The reasons are both obvious and obscure. What makes his other books so good is their organic quality, an ability to grow story out of basic elements. He never plots ahead of the game, allowing the characters to take over and dictate where they're going, what they're saying, who they're doing. Out Of Sight reads too much like its author had it all in mind before he ever touched a typewriter.

Doubly disappointing, in a way, because Leonard elects to leave Florida and return to his native Detroit, swapping all that sun, the loud shirts, for the cold cold city that made his name.

Bank-robber Jack Foley is doing thirty-to-life in a South Floridan gaol when the local Latinos mole a tunnel out beyond the border fence. Jack schemes to take advantage without he has to do any of the work, and runs slam-bang into tough deputy Federal Marshal Karen Sisco in the car-park outside. He kidnaps her.

Sharing the trunk of a car, she and Jack get closer than either might have anticipated, and against the odds both find themselves later mentally replaying their time together. When he fetches up in Detroit - in on the heist of the season - it's only a matter of time before their paths cross one last time.

Out Of Sight doesn't work because the characters are never properly fleshed-out. Leonard is one of America's best comic novelists, stuffing pages with wonderful three dimensional characters that talk the talk and fair walk off the walk right off of the page. Not so here - aside from Karen they feel die-cut from past glories, their dialogue flightless.

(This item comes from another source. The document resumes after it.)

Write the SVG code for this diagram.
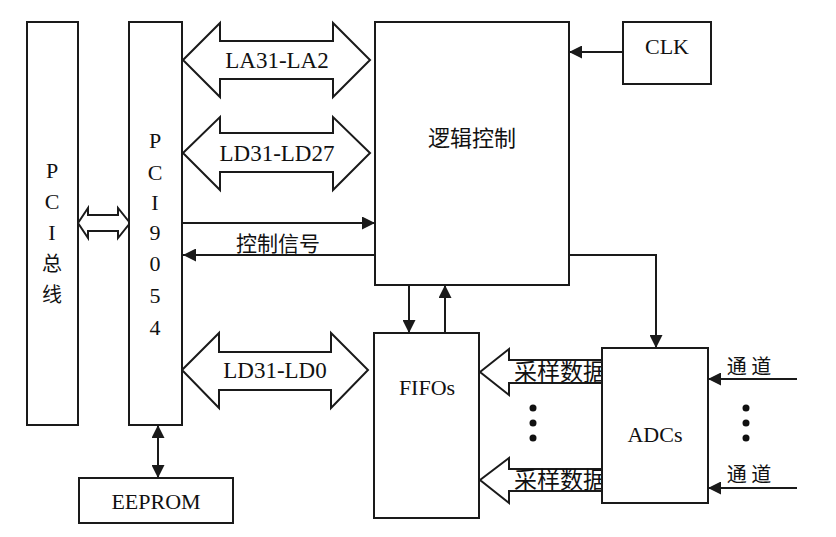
<svg xmlns="http://www.w3.org/2000/svg" width="836" height="537" viewBox="0 0 836 537">
<style>
.box{fill:#fff;stroke:#1a1a1a;stroke-width:2}
.bus{fill:#fff;stroke:#1a1a1a;stroke-width:2;stroke-linejoin:miter}
.ln{fill:none;stroke:#1a1a1a;stroke-width:2}
.t{font-family:"Liberation Serif","Noto Sans CJK SC",serif;fill:#111;text-anchor:middle}
.c{font-family:"Noto Sans CJK SC","Liberation Serif",sans-serif;fill:#111;text-anchor:middle}
</style>
<defs>
<marker id="ah" viewBox="0 0 10 10" refX="10" refY="5" markerWidth="15" markerHeight="13" markerUnits="userSpaceOnUse" orient="auto-start-reverse">
<path d="M0,0 L10,5 L0,10 z" fill="#1a1a1a"/>
</marker>
</defs>
<rect width="836" height="537" fill="#fff"/>
<g id="connectors">
<polygon class="bus" points="78,223 88,208 88,215 118,215 118,208 130,223 118,238 118,231 88,231 88,238"/>
<polygon class="bus" points="183,60 220,23 220,41 333,41 333,23 370,60 333,97 333,79 220,79 220,97"/>
<polygon class="bus" points="183,153 220,117 220,133 333,133 333,117 370,153 333,190 333,172 220,172 220,190"/>
<polygon class="bus" points="182,370 219,333 219,352 331,352 331,333 368,370 331,408 331,390 219,390 219,408"/>
<line class="ln" x1="183" y1="223" x2="375" y2="223" marker-end="url(#ah)"/>
<line class="ln" x1="375" y1="255" x2="183" y2="255" marker-end="url(#ah)"/>
<line class="ln" x1="623" y1="52" x2="569" y2="52" marker-end="url(#ah)"/>
<polyline class="ln" points="569,255 656,255 656,348" marker-end="url(#ah)"/>
<line class="ln" x1="409" y1="285" x2="409" y2="333" marker-end="url(#ah)"/>
<line class="ln" x1="445" y1="333" x2="445" y2="285" marker-end="url(#ah)"/>
<line class="ln" x1="158" y1="425" x2="158" y2="478" marker-start="url(#ah)" marker-end="url(#ah)"/>
<polygon class="bus" points="480,372 509,349 509,360 620,360 620,383 509,383 509,395"/>
<polygon class="bus" points="480,480 509,458 509,469 620,469 620,491 509,491 509,503"/>
<line class="ln" x1="797" y1="379" x2="708" y2="379" marker-end="url(#ah)"/>
<line class="ln" x1="797" y1="488" x2="708" y2="488" marker-end="url(#ah)"/>
<text class="t" x="277" y="68" font-size="23">LA31-LA2</text>
<text class="t" x="277" y="161" font-size="23">LD31-LD27</text>
<text class="t" x="275" y="378" font-size="23">LD31-LD0</text>
<text class="c" x="278" y="251" font-size="21">控制信号</text>
<text class="c" x="560" y="380" font-size="23">采样数据</text>
<text class="c" x="560" y="488" font-size="23">采样数据</text>
<text class="c" x="749" y="374" font-size="20">通 道</text>
<text class="c" x="749" y="482" font-size="20">通 道</text>
<g fill="#111">
<circle cx="533" cy="408" r="3.5"/><circle cx="533" cy="423" r="3.5"/><circle cx="533" cy="438" r="3.5"/>
<circle cx="746" cy="408" r="3.5"/><circle cx="746" cy="423" r="3.5"/><circle cx="746" cy="438" r="3.5"/>
</g>
</g>
<g id="pci-bus">
<rect class="box" x="27" y="22" width="51" height="403"/>
<text class="t" x="52" y="178" font-size="22">P</text>
<text class="t" x="52" y="209" font-size="22">C</text>
<text class="t" x="52" y="240" font-size="22">I</text>
<text class="c" x="52" y="271" font-size="20">总</text>
<text class="c" x="52" y="302" font-size="20">线</text>
</g>
<g id="pci9054">
<rect class="box" x="129" y="22" width="53" height="403"/>
<text class="t" x="155" y="148" font-size="22">P</text>
<text class="t" x="155" y="180" font-size="22">C</text>
<text class="t" x="155" y="210" font-size="22">I</text>
<text class="t" x="155" y="240" font-size="22">9</text>
<text class="t" x="155" y="271" font-size="22">0</text>
<text class="t" x="155" y="303" font-size="22">5</text>
<text class="t" x="155" y="335" font-size="22">4</text>
</g>
<g id="logic">
<rect class="box" x="375" y="22" width="194" height="263"/>
<text class="c" x="472" y="146" font-size="22">逻辑控制</text>
</g>
<g id="clk">
<rect class="box" x="623" y="22" width="88" height="62"/>
<text class="t" x="667" y="54" font-size="22">CLK</text>
</g>
<g id="fifos">
<rect class="box" x="374" y="333" width="105" height="185"/>
<text class="t" x="427" y="395" font-size="22">FIFOs</text>
</g>
<g id="adcs">
<rect class="box" x="602" y="348" width="106" height="155"/>
<text class="t" x="655" y="442" font-size="22">ADCs</text>
</g>
<g id="eeprom">
<rect class="box" x="79" y="478" width="154" height="45"/>
<text class="t" x="156" y="509" font-size="22">EEPROM</text>
</g>
</svg>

And while it might seem over-cruel to say, perhaps we should look to renowned Leonard-fan Quentin Tarantino to accept some of the blame.

Querentino owns some screen-rights to the man's books, acknowledging the debt his own style owes the likes of Killshot and Freaky Deaky. Too much of Out Of Sight reads like cross-pollination, pop-culture references standing proud of the page time and again. The discussion of movies sits uneasily in the text, Leonard even having his people go see Pulp Fiction. We have long since learnt to expect better of the man than to replace characterisation with sloppy affectation. It's a screen trick that's lumpen on the page.

Which, maybe surprisingly, doesn't mean that this is a bad novel - Leonard is in all likelihood incapable. But nor is it any better than recent, sassy attempts at Elmore Country by the likes of Doug J. Swanson or Laurence Shames, and that's the problem. Out Of Sight is, of course, still very much worth reading, still retains the sureness of grip, the dynamics of Elmore Leonard, but it never quite sparks. On this occasion he's let his tinder get just a little damp.